After running the mlcp.sh command and refreshing the browser, we see that 1,155 songs have been loaded into our application, with basic URI links appearing in the results pane. It’s important to note that mlcp supports ingestion of billions of documents using its distributed loading features.
A quick scan of headers in any of the data files allows a developer or business analyst to select objects on which to facet. In this example, using the admin interface for our mysongs database, we set up indexes for the week, genre, title, and artist facets. Clicking the “ok” button allows us to return to the MarkLogic application builder to complete our work.
In the “Assemble” screen, we select a pie chart widget to view artists and a horizontal bar graph to display genres.
In the “Results” screen, we accept elements picked up by Application Builder to configure the “Title,” “Snippet,” and “Metadata” sections.
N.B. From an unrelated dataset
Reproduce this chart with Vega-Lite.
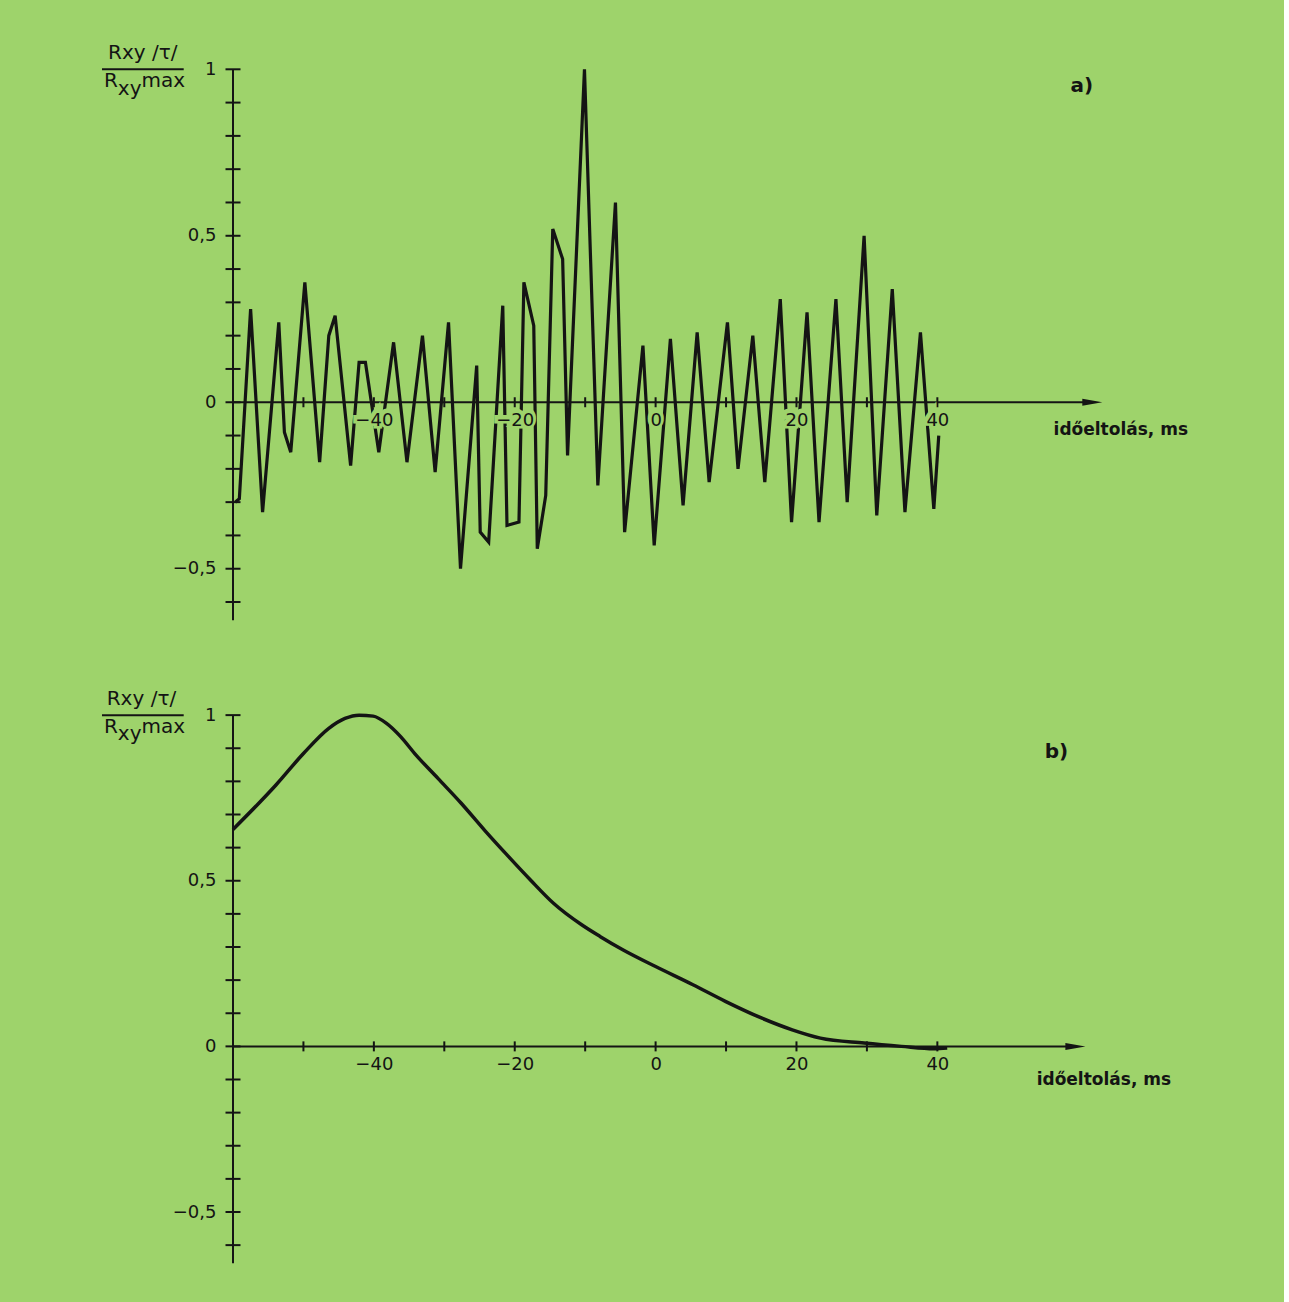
{
  "$schema": "https://vega.github.io/schema/vega-lite/v6.json",
  "background": "#9ed36b",
  "padding": {"left": 100, "top": 36, "right": 79, "bottom": 38},
  "spacing": 60,
  "config": {"view": {"stroke": null}, "font": "DejaVu Sans"},
  "datasets": {
    "one": [{}],
    "a": [
      {"t": -59.7, "r": -0.30}, {"t": -59.1, "r": -0.29}, {"t": -57.5, "r": 0.28}, {"t": -55.8, "r": -0.33},
      {"t": -53.5, "r": 0.24}, {"t": -52.7, "r": -0.09}, {"t": -51.8, "r": -0.15}, {"t": -49.8, "r": 0.36},
      {"t": -47.7, "r": -0.18}, {"t": -46.4, "r": 0.20}, {"t": -45.5, "r": 0.26}, {"t": -43.3, "r": -0.19},
      {"t": -42.1, "r": 0.12}, {"t": -41.2, "r": 0.12}, {"t": -39.3, "r": -0.15}, {"t": -37.2, "r": 0.18},
      {"t": -35.3, "r": -0.18}, {"t": -33.1, "r": 0.20}, {"t": -31.3, "r": -0.21}, {"t": -29.4, "r": 0.24},
      {"t": -27.7, "r": -0.50}, {"t": -25.4, "r": 0.11}, {"t": -24.9, "r": -0.39}, {"t": -23.7, "r": -0.42},
      {"t": -21.7, "r": 0.29}, {"t": -21.1, "r": -0.37}, {"t": -19.4, "r": -0.36}, {"t": -18.7, "r": 0.36},
      {"t": -17.3, "r": 0.23}, {"t": -16.8, "r": -0.44}, {"t": -15.6, "r": -0.28}, {"t": -14.6, "r": 0.52},
      {"t": -13.2, "r": 0.43}, {"t": -12.5, "r": -0.16}, {"t": -10.1, "r": 1.0}, {"t": -8.2, "r": -0.25},
      {"t": -5.7, "r": 0.60}, {"t": -4.4, "r": -0.39}, {"t": -1.8, "r": 0.17}, {"t": -0.2, "r": -0.43},
      {"t": 2.1, "r": 0.19}, {"t": 3.9, "r": -0.31}, {"t": 5.9, "r": 0.21}, {"t": 7.6, "r": -0.24},
      {"t": 10.2, "r": 0.24}, {"t": 11.7, "r": -0.20}, {"t": 13.8, "r": 0.20}, {"t": 15.5, "r": -0.24},
      {"t": 17.7, "r": 0.31}, {"t": 19.3, "r": -0.36}, {"t": 21.5, "r": 0.27}, {"t": 23.2, "r": -0.36},
      {"t": 25.6, "r": 0.31}, {"t": 27.2, "r": -0.30}, {"t": 29.6, "r": 0.50}, {"t": 31.4, "r": -0.34},
      {"t": 33.6, "r": 0.34}, {"t": 35.4, "r": -0.33}, {"t": 37.6, "r": 0.21}, {"t": 39.5, "r": -0.32},
      {"t": 40.2, "r": -0.10}
    ],
    "b": [
      {"t": -60, "r": 0.655}, {"t": -53.9, "r": 0.789}, {"t": -50.0, "r": 0.884}, {"t": -46.4, "r": 0.960},
      {"t": -44.1, "r": 0.990}, {"t": -42.1, "r": 1.0}, {"t": -40.1, "r": 0.997}, {"t": -38.2, "r": 0.975},
      {"t": -36.2, "r": 0.935}, {"t": -34.2, "r": 0.884}, {"t": -30.9, "r": 0.809}, {"t": -27.6, "r": 0.734},
      {"t": -24.3, "r": 0.653}, {"t": -21.1, "r": 0.578}, {"t": -17.8, "r": 0.503}, {"t": -14.5, "r": 0.432},
      {"t": -10.5, "r": 0.367}, {"t": -7.9, "r": 0.332}, {"t": -4.6, "r": 0.291}, {"t": 0, "r": 0.241},
      {"t": 5.3, "r": 0.186}, {"t": 9.9, "r": 0.136}, {"t": 15.1, "r": 0.085}, {"t": 19.4, "r": 0.05},
      {"t": 23.4, "r": 0.025}, {"t": 29.6, "r": 0.01}, {"t": 34.9, "r": 0.0}, {"t": 39.5, "r": -0.007},
      {"t": 41.4, "r": -0.005}
    ],
    "yt": [
      {"v": -0.6}, {"v": -0.5}, {"v": -0.4}, {"v": -0.3}, {"v": -0.2}, {"v": -0.1}, {"v": 0}, {"v": 0.1},
      {"v": 0.2}, {"v": 0.3}, {"v": 0.4}, {"v": 0.5}, {"v": 0.6}, {"v": 0.7}, {"v": 0.8}, {"v": 0.9}, {"v": 1.0}
    ],
    "xt": [
      {"v": -50}, {"v": -40}, {"v": -30}, {"v": -20}, {"v": -10}, {"v": 0}, {"v": 10}, {"v": 20}, {"v": 30}, {"v": 40}
    ],
    "xl": [
      {"v": -40, "s": "−40"}, {"v": -20, "s": "−20"}, {"v": 0, "s": "0"}, {"v": 20, "s": "20"}, {"v": 40, "s": "40"}
    ]
  },
  "vconcat": [
    {
      "width": 972,
      "height": 586,
      "layer": [
        {
          "data": {"name": "a"},
          "mark": {"type": "line", "color": "#141414", "strokeWidth": 3.2, "strokeJoin": "miter"},
          "encoding": {
            "x": {"field": "t", "type": "quantitative", "scale": {"domain": [-60, 78], "nice": false, "zero": false}, "axis": {"orient": "bottom", "offset": -219.75, "values": [-40, -20, 0, 20, 40], "domain": false, "ticks": false, "tickSize": 0, "grid": false, "title": null, "labelFont": "DejaVu Sans", "labelFontSize": 18, "labelColor": "#141414", "labelPadding": 9, "labelExpr": "format(datum.value, 'd')", "zindex": 1}},
            "y": {"field": "r", "type": "quantitative", "scale": {"domain": [-0.66, 1.1], "nice": false, "zero": false}, "axis": {"orient": "left", "values": [-0.5, 0, 0.5, 1], "domain": false, "ticks": false, "tickSize": 0, "grid": false, "title": null, "labelFont": "DejaVu Sans", "labelFontSize": 18, "labelColor": "#141414", "labelPadding": 17, "labelExpr": "replace(format(datum.value, '~g'), '.', ',')"}}
          }
        },
        {
          "data": {"name": "one"},
          "mark": {"type": "rule", "strokeWidth": 2, "color": "#141414"},
          "encoding": {
            "x": {"datum": -60, "type": "quantitative"},
            "y": {"datum": -0.655, "type": "quantitative"},
            "y2": {"datum": 1.0}
          }
        },
        {
          "data": {"name": "one"},
          "mark": {"type": "rule", "strokeWidth": 2, "color": "#141414"},
          "encoding": {
            "x": {"datum": -60, "type": "quantitative"},
            "x2": {"datum": 61.5},
            "y": {"datum": 0, "type": "quantitative"}
          }
        },
        {
          "data": {"name": "yt"},
          "mark": {"type": "tick", "orient": "horizontal", "size": 15, "thickness": 2, "color": "#141414", "opacity": 1},
          "encoding": {
            "x": {"datum": -60, "type": "quantitative"},
            "y": {"field": "v", "type": "quantitative"}
          }
        },
        {
          "data": {"name": "xt"},
          "mark": {"type": "tick", "orient": "vertical", "size": 10, "thickness": 2, "color": "#141414", "opacity": 1},
          "encoding": {
            "x": {"field": "v", "type": "quantitative"},
            "y": {"datum": 0, "type": "quantitative"}
          }
        },
        {
          "data": {"name": "one"},
          "mark": {"type": "point", "shape": "M -1 -0.35 L 1 0 L -1 0.35 Z", "size": 400, "filled": true, "color": "#141414", "opacity": 1, "strokeWidth": 0},
          "encoding": {
            "x": {"datum": 62, "type": "quantitative"},
            "y": {"datum": 0, "type": "quantitative"}
          }
        },
        {
          "data": {"name": "xl"},
          "mark": {"type": "text", "font": "DejaVu Sans", "fontSize": 18, "align": "center", "baseline": "top", "dy": 9, "fill": "#9ed36b", "stroke": "#9ed36b", "strokeWidth": 7},
          "encoding": {
            "x": {"field": "v", "type": "quantitative"},
            "y": {"datum": 0, "type": "quantitative"},
            "text": {"field": "s"}
          }
        },
        {
          "data": {"name": "one"},
          "mark": {"type": "text", "font": "DejaVu Sans", "fontSize": 20, "align": "center", "baseline": "alphabetic", "color": "#141414"},
          "encoding": {"x": {"datum": -72.8, "type": "quantitative"}, "y": {"datum": 1.032, "type": "quantitative"}, "text": {"value": "Rxy /τ/"}}
        },
        {
          "data": {"name": "one"},
          "mark": {"type": "rule", "strokeWidth": 2, "color": "#141414"},
          "encoding": {"x": {"datum": -78.6, "type": "quantitative"}, "x2": {"datum": -67.0}, "y": {"datum": 1.0, "type": "quantitative"}}
        },
        {
          "data": {"name": "one"},
          "mark": {"type": "text", "font": "DejaVu Sans", "fontSize": 20, "align": "left", "baseline": "alphabetic", "color": "#141414"},
          "encoding": {"x": {"datum": -78.3, "type": "quantitative"}, "y": {"datum": 0.946, "type": "quantitative"}, "text": {"value": "R"}}
        },
        {
          "data": {"name": "one"},
          "mark": {"type": "text", "font": "DejaVu Sans", "fontSize": 20, "align": "left", "baseline": "alphabetic", "color": "#141414"},
          "encoding": {"x": {"datum": -76.35, "type": "quantitative"}, "y": {"datum": 0.924, "type": "quantitative"}, "text": {"value": "xy"}}
        },
        {
          "data": {"name": "one"},
          "mark": {"type": "text", "font": "DejaVu Sans", "fontSize": 20, "align": "left", "baseline": "alphabetic", "color": "#141414"},
          "encoding": {"x": {"datum": -73.0, "type": "quantitative"}, "y": {"datum": 0.946, "type": "quantitative"}, "text": {"value": "max"}}
        },
        {
          "data": {"name": "one"},
          "mark": {"type": "text", "font": "DejaVu Sans", "fontSize": 20, "fontWeight": "bold", "align": "center", "baseline": "middle", "color": "#141414"},
          "encoding": {"x": {"datum": 60.5, "type": "quantitative"}, "y": {"datum": 0.95, "type": "quantitative"}, "text": {"value": "a)"}}
        },
        {
          "data": {"name": "one"},
          "mark": {"type": "text", "font": "DejaVu Sans", "fontSize": 17, "fontWeight": "bold", "align": "left", "baseline": "middle", "color": "#141414"},
          "encoding": {"x": {"datum": 56.5, "type": "quantitative"}, "y": {"datum": -0.084, "type": "quantitative"}, "text": {"value": "időeltolás, ms"}}
        }
      ]
    },
    {
      "width": 972,
      "height": 583,
      "layer": [
        {
          "data": {"name": "b"},
          "mark": {"type": "line", "color": "#141414", "strokeWidth": 3.5, "interpolate": "monotone"},
          "encoding": {
            "x": {"field": "t", "type": "quantitative", "scale": {"domain": [-60, 78], "nice": false, "zero": false}, "axis": {"orient": "bottom", "offset": -218.625, "values": [-40, -20, 0, 20, 40], "domain": false, "ticks": false, "tickSize": 0, "grid": false, "title": null, "labelFont": "DejaVu Sans", "labelFontSize": 18, "labelColor": "#141414", "labelPadding": 9, "labelExpr": "format(datum.value, 'd')", "zindex": 1}},
            "y": {"field": "r", "type": "quantitative", "scale": {"domain": [-0.66, 1.1], "nice": false, "zero": false}, "axis": {"orient": "left", "values": [-0.5, 0, 0.5, 1], "domain": false, "ticks": false, "tickSize": 0, "grid": false, "title": null, "labelFont": "DejaVu Sans", "labelFontSize": 18, "labelColor": "#141414", "labelPadding": 17, "labelExpr": "replace(format(datum.value, '~g'), '.', ',')"}}
          }
        },
        {
          "data": {"name": "one"},
          "mark": {"type": "rule", "strokeWidth": 2, "color": "#141414"},
          "encoding": {
            "x": {"datum": -60, "type": "quantitative"},
            "y": {"datum": -0.655, "type": "quantitative"},
            "y2": {"datum": 1.0}
          }
        },
        {
          "data": {"name": "one"},
          "mark": {"type": "rule", "strokeWidth": 2, "color": "#141414"},
          "encoding": {
            "x": {"datum": -60, "type": "quantitative"},
            "x2": {"datum": 59},
            "y": {"datum": 0, "type": "quantitative"}
          }
        },
        {
          "data": {"name": "yt"},
          "mark": {"type": "tick", "orient": "horizontal", "size": 15, "thickness": 2, "color": "#141414", "opacity": 1},
          "encoding": {
            "x": {"datum": -60, "type": "quantitative"},
            "y": {"field": "v", "type": "quantitative"}
          }
        },
        {
          "data": {"name": "xt"},
          "mark": {"type": "tick", "orient": "vertical", "size": 10, "thickness": 2, "color": "#141414", "opacity": 1},
          "encoding": {
            "x": {"field": "v", "type": "quantitative"},
            "y": {"datum": 0, "type": "quantitative"}
          }
        },
        {
          "data": {"name": "one"},
          "mark": {"type": "point", "shape": "M -1 -0.35 L 1 0 L -1 0.35 Z", "size": 400, "filled": true, "color": "#141414", "opacity": 1, "strokeWidth": 0},
          "encoding": {
            "x": {"datum": 59.6, "type": "quantitative"},
            "y": {"datum": 0, "type": "quantitative"}
          }
        },
        {
          "data": {"name": "one"},
          "mark": {"type": "text", "font": "DejaVu Sans", "fontSize": 20, "align": "center", "baseline": "alphabetic", "color": "#141414"},
          "encoding": {"x": {"datum": -73.0, "type": "quantitative"}, "y": {"datum": 1.032, "type": "quantitative"}, "text": {"value": "Rxy /τ/"}}
        },
        {
          "data": {"name": "one"},
          "mark": {"type": "rule", "strokeWidth": 2, "color": "#141414"},
          "encoding": {"x": {"datum": -78.6, "type": "quantitative"}, "x2": {"datum": -67.0}, "y": {"datum": 1.0, "type": "quantitative"}}
        },
        {
          "data": {"name": "one"},
          "mark": {"type": "text", "font": "DejaVu Sans", "fontSize": 20, "align": "left", "baseline": "alphabetic", "color": "#141414"},
          "encoding": {"x": {"datum": -78.3, "type": "quantitative"}, "y": {"datum": 0.946, "type": "quantitative"}, "text": {"value": "R"}}
        },
        {
          "data": {"name": "one"},
          "mark": {"type": "text", "font": "DejaVu Sans", "fontSize": 20, "align": "left", "baseline": "alphabetic", "color": "#141414"},
          "encoding": {"x": {"datum": -76.35, "type": "quantitative"}, "y": {"datum": 0.924, "type": "quantitative"}, "text": {"value": "xy"}}
        },
        {
          "data": {"name": "one"},
          "mark": {"type": "text", "font": "DejaVu Sans", "fontSize": 20, "align": "left", "baseline": "alphabetic", "color": "#141414"},
          "encoding": {"x": {"datum": -73.0, "type": "quantitative"}, "y": {"datum": 0.946, "type": "quantitative"}, "text": {"value": "max"}}
        },
        {
          "data": {"name": "one"},
          "mark": {"type": "text", "font": "DejaVu Sans", "fontSize": 20, "fontWeight": "bold", "align": "center", "baseline": "middle", "color": "#141414"},
          "encoding": {"x": {"datum": 56.9, "type": "quantitative"}, "y": {"datum": 0.888, "type": "quantitative"}, "text": {"value": "b)"}}
        },
        {
          "data": {"name": "one"},
          "mark": {"type": "text", "font": "DejaVu Sans", "fontSize": 17, "fontWeight": "bold", "align": "left", "baseline": "middle", "color": "#141414"},
          "encoding": {"x": {"datum": 54.1, "type": "quantitative"}, "y": {"datum": -0.103, "type": "quantitative"}, "text": {"value": "időeltolás, ms"}}
        }
      ]
    }
  ]
}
Finally, in the “Appearance” screen, we select a text logo and change the “Skin” to “Dawn,” keeping things simple, although extensive customization is relatively easy.
When the “Deploy” button is clicked, our faceted, search and discovery application is displayed.
If a user clicks on “Mariah Carey” in the pie chart widget, note how the facets, widgets and result set are updated in the next screenshot.
Also, note in the next screenshot, how facet values such as artist: "The Beatles" and week: 1964-02-08 can be typed into the search box. What’s not shown is how the facets and their respective values are displayed as search suggestions as the user types.
The My Favorite Songs application took less then 30 minutes to build, which included iterations to correct typos in index creation and time to play with widgets.